#### [STATED GOAL]
Scan the data below for the string "matplotlib". Show every line where it turns up.
— Begin INFORMATION SHOWN —
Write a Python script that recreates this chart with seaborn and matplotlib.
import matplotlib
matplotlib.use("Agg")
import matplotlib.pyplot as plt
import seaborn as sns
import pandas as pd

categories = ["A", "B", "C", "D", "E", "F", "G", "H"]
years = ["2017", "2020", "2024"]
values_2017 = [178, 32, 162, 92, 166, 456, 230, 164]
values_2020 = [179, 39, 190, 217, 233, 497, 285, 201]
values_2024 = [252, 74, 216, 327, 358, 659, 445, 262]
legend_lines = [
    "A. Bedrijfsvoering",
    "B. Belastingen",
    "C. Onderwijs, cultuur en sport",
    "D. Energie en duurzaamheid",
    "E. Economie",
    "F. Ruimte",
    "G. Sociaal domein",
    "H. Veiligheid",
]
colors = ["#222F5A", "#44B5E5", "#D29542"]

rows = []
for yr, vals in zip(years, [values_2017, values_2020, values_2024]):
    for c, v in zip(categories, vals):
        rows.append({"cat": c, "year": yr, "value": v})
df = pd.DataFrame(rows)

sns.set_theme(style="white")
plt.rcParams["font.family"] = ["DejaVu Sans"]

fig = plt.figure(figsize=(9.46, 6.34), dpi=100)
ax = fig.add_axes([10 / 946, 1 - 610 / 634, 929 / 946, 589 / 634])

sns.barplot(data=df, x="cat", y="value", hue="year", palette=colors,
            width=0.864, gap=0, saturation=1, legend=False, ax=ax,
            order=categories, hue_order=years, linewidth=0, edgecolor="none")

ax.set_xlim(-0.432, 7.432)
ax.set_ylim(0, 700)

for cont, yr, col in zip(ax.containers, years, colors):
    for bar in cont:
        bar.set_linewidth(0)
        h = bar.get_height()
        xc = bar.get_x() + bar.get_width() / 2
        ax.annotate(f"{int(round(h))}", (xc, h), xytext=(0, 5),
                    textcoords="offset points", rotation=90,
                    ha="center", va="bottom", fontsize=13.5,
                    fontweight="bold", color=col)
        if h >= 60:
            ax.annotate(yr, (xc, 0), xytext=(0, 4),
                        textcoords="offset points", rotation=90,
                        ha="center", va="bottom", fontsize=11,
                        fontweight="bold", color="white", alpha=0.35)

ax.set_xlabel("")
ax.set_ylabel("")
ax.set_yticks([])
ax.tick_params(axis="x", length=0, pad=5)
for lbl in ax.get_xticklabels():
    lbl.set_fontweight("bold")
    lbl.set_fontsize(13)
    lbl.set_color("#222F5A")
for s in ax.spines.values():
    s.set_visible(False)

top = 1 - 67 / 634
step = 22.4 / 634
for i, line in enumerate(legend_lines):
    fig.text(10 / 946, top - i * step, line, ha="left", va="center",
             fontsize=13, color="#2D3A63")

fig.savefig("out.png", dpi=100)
— End INFORMATION SHOWN —
— Begin INFORMATION SHOWN —
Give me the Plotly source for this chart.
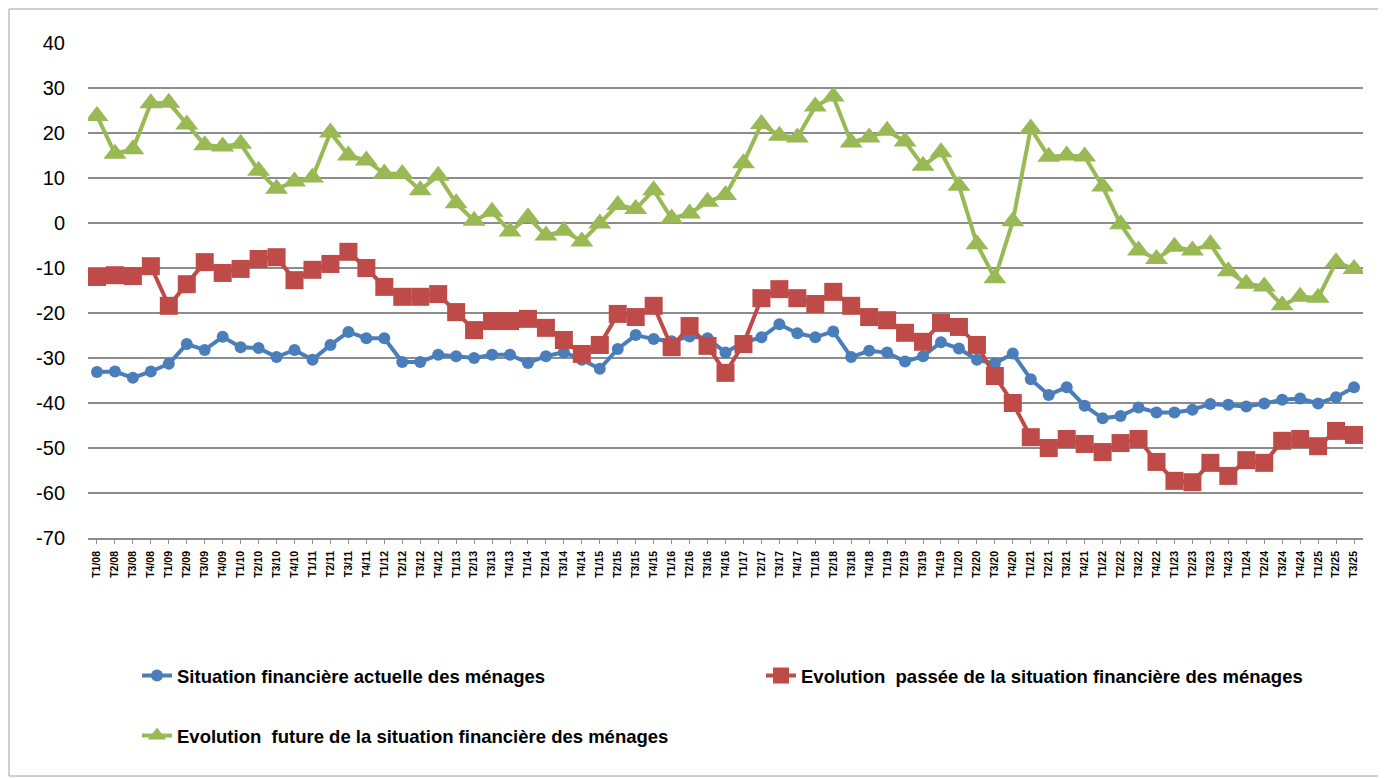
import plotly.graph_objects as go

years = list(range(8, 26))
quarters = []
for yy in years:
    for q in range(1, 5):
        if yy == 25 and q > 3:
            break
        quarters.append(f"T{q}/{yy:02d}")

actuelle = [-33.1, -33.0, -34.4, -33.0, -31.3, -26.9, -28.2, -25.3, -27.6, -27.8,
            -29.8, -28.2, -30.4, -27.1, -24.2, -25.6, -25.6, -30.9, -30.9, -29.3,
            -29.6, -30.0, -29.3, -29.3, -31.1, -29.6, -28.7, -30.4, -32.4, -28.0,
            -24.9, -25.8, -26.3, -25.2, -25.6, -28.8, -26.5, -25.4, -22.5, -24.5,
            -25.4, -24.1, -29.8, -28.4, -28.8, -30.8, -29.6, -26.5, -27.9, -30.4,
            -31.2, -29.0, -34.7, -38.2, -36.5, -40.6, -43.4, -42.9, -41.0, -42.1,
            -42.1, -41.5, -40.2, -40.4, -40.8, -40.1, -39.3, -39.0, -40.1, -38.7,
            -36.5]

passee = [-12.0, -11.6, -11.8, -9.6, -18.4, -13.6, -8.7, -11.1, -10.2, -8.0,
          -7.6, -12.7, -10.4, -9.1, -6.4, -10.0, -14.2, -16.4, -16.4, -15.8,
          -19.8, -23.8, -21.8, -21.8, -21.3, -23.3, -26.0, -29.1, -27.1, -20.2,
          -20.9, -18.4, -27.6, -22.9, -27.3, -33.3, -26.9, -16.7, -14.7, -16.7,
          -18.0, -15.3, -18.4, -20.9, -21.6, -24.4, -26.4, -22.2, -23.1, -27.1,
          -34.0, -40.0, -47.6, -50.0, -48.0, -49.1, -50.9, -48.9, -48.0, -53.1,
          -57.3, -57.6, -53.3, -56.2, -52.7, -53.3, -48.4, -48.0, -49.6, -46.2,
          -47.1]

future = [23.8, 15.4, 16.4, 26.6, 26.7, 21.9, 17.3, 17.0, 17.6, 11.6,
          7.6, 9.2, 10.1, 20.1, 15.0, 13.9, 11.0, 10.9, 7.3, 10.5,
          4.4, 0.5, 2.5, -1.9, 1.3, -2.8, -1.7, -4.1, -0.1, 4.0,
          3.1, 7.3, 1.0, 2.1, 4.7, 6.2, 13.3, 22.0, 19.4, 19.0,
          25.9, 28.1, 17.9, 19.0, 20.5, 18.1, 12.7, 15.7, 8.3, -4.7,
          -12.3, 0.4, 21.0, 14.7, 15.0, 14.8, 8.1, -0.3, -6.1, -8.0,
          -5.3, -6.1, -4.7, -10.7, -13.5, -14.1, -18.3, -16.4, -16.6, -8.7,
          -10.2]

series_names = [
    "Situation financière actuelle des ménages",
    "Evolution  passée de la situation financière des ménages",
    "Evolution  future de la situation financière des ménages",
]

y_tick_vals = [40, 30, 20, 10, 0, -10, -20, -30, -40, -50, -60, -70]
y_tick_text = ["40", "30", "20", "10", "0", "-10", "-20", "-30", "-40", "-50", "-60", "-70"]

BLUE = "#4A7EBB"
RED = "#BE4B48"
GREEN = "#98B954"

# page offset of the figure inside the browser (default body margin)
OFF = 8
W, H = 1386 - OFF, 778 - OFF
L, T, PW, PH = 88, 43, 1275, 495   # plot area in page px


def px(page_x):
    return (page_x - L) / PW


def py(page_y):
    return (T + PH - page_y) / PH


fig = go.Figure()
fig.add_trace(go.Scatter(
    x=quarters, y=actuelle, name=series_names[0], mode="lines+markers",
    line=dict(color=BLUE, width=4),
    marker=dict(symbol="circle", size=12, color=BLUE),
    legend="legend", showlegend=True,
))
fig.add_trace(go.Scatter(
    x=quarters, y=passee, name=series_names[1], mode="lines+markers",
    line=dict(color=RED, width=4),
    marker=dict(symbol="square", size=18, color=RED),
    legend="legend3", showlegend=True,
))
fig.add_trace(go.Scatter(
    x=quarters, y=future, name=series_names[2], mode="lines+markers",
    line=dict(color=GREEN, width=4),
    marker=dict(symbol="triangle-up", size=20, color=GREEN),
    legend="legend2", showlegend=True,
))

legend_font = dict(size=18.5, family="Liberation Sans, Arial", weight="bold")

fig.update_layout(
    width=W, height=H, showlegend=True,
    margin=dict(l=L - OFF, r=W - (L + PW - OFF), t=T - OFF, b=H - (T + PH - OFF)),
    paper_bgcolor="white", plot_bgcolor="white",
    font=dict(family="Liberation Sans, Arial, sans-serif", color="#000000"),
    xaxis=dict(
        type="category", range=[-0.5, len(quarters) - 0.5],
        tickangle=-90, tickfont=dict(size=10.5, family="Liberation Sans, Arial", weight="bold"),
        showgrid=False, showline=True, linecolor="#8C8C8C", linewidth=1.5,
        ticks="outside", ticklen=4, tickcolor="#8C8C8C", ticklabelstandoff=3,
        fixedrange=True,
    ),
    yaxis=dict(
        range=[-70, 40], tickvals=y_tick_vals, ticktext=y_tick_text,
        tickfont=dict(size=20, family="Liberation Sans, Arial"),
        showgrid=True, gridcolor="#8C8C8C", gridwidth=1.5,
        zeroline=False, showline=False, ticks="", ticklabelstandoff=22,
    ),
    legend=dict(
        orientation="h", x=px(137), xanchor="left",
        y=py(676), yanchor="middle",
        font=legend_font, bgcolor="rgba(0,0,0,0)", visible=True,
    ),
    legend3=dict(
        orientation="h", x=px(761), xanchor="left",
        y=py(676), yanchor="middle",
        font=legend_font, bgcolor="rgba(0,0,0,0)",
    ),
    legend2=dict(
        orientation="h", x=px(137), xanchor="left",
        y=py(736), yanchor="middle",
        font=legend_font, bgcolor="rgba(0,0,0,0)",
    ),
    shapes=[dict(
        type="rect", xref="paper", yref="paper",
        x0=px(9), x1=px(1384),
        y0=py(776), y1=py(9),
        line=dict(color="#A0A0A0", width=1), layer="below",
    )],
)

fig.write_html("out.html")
— End INFORMATION SHOWN —
#### [RESULT BELOW]
Write a Python script that recreates this chart with seaborn and matplotlib.
import matplotlib
matplotlib.use("Agg")
import matplotlib.pyplot as plt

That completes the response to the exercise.